● What needs to be done:
Give the data again exactly as written, skipping any pictures.
[Information supplied start]
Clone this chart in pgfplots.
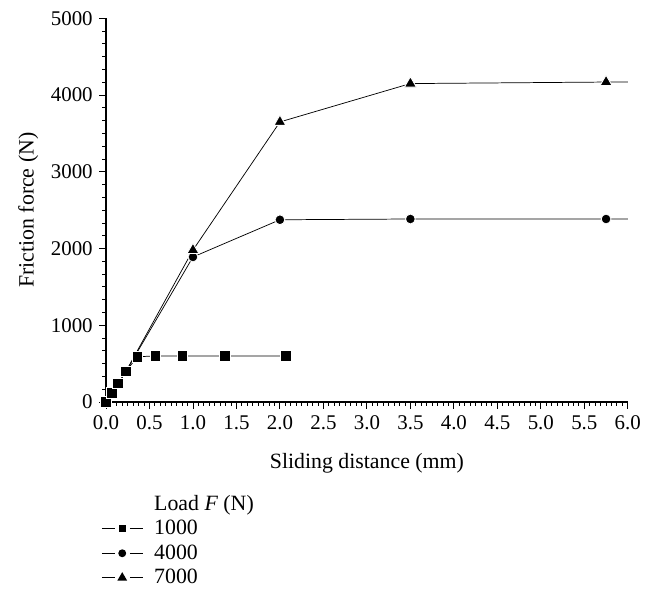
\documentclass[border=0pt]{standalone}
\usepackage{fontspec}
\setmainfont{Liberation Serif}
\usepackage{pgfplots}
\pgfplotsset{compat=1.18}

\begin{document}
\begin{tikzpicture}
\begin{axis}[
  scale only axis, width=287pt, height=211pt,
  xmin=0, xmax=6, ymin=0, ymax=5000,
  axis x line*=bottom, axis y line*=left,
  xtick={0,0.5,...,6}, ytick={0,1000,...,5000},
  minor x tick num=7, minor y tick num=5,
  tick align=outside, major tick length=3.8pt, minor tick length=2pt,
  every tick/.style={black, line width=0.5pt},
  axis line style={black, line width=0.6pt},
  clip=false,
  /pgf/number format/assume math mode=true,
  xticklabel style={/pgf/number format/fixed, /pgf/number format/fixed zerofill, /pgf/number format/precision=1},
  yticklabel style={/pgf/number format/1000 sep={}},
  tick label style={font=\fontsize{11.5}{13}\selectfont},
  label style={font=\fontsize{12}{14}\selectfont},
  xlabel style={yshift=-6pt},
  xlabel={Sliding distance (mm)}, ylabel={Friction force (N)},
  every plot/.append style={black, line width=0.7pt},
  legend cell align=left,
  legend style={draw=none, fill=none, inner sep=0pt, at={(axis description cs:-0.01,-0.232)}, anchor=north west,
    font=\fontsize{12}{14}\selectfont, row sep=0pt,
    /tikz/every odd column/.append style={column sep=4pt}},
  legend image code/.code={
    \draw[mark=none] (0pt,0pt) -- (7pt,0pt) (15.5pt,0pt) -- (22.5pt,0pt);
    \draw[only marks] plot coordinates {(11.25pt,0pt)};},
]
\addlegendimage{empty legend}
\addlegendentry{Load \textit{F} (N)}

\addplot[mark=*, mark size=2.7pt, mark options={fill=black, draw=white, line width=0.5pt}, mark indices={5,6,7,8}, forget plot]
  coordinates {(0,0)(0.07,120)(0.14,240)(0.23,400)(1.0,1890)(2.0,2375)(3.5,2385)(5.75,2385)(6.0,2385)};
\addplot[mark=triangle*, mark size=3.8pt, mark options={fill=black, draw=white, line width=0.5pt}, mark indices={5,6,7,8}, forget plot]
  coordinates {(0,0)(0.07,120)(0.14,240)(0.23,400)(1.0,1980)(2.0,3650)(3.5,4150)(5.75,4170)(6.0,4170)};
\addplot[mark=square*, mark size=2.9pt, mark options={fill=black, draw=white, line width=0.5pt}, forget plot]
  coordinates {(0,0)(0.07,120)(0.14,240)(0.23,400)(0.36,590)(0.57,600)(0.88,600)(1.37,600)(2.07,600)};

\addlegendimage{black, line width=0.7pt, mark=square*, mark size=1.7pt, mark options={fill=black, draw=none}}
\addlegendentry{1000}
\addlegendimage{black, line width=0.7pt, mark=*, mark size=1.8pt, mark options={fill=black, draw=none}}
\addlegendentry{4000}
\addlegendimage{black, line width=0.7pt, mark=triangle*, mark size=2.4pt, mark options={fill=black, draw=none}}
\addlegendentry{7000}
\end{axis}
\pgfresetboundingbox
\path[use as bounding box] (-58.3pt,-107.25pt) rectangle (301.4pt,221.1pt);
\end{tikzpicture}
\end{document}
[Information supplied end]
● Solution:
Clone this chart in pgfplots.
\documentclass[border=0pt]{standalone}
\usepackage{fontspec}
\setmainfont{Liberation Serif}
\usepackage{pgfplots}
\pgfplotsset{compat=1.18}

\begin{document}
\begin{tikzpicture}
\begin{axis}[
  scale only axis, width=287pt, height=211pt,
  xmin=0, xmax=6, ymin=0, ymax=5000,
  axis x line*=bottom, axis y line*=left,
  xtick={0,0.5,...,6}, ytick={0,1000,...,5000},
  minor x tick num=7, minor y tick num=5,
  tick align=outside, major tick length=3.8pt, minor tick length=2pt,
  every tick/.style={black, line width=0.5pt},
  axis line style={black, line width=0.6pt},
  clip=false,
  /pgf/number format/assume math mode=true,
  xticklabel style={/pgf/number format/fixed, /pgf/number format/fixed zerofill, /pgf/number format/precision=1},
  yticklabel style={/pgf/number format/1000 sep={}},
  tick label style={font=\fontsize{11.5}{13}\selectfont},
  label style={font=\fontsize{12}{14}\selectfont},
  xlabel style={yshift=-6pt},
  xlabel={Sliding distance (mm)}, ylabel={Friction force (N)},
  every plot/.append style={black, line width=0.7pt},
  legend cell align=left,
  legend style={draw=none, fill=none, inner sep=0pt, at={(axis description cs:-0.01,-0.232)}, anchor=north west,
    font=\fontsize{12}{14}\selectfont, row sep=0pt,
    /tikz/every odd column/.append style={column sep=4pt}},
  legend image code/.code={
    \draw[mark=none] (0pt,0pt) -- (7pt,0pt) (15.5pt,0pt) -- (22.5pt,0pt);
    \draw[only marks] plot coordinates {(11.25pt,0pt)};},
]
\addlegendimage{empty legend}
\addlegendentry{Load \textit{F} (N)}

\addplot[mark=*, mark size=2.7pt, mark options={fill=black, draw=white, line width=0.5pt}, mark indices={5,6,7,8}, forget plot]
  coordinates {(0,0)(0.07,120)(0.14,240)(0.23,400)(1.0,1890)(2.0,2375)(3.5,2385)(5.75,2385)(6.0,2385)};
\addplot[mark=triangle*, mark size=3.8pt, mark options={fill=black, draw=white, line width=0.5pt}, mark indices={5,6,7,8}, forget plot]
  coordinates {(0,0)(0.07,120)(0.14,240)(0.23,400)(1.0,1980)(2.0,3650)(3.5,4150)(5.75,4170)(6.0,4170)};
\addplot[mark=square*, mark size=2.9pt, mark options={fill=black, draw=white, line width=0.5pt}, forget plot]
  coordinates {(0,0)(0.07,120)(0.14,240)(0.23,400)(0.36,590)(0.57,600)(0.88,600)(1.37,600)(2.07,600)};

\addlegendimage{black, line width=0.7pt, mark=square*, mark size=1.7pt, mark options={fill=black, draw=none}}
\addlegendentry{1000}
\addlegendimage{black, line width=0.7pt, mark=*, mark size=1.8pt, mark options={fill=black, draw=none}}
\addlegendentry{4000}
\addlegendimage{black, line width=0.7pt, mark=triangle*, mark size=2.4pt, mark options={fill=black, draw=none}}
\addlegendentry{7000}
\end{axis}
\pgfresetboundingbox
\path[use as bounding box] (-58.3pt,-107.25pt) rectangle (301.4pt,221.1pt);
\end{tikzpicture}
\end{document}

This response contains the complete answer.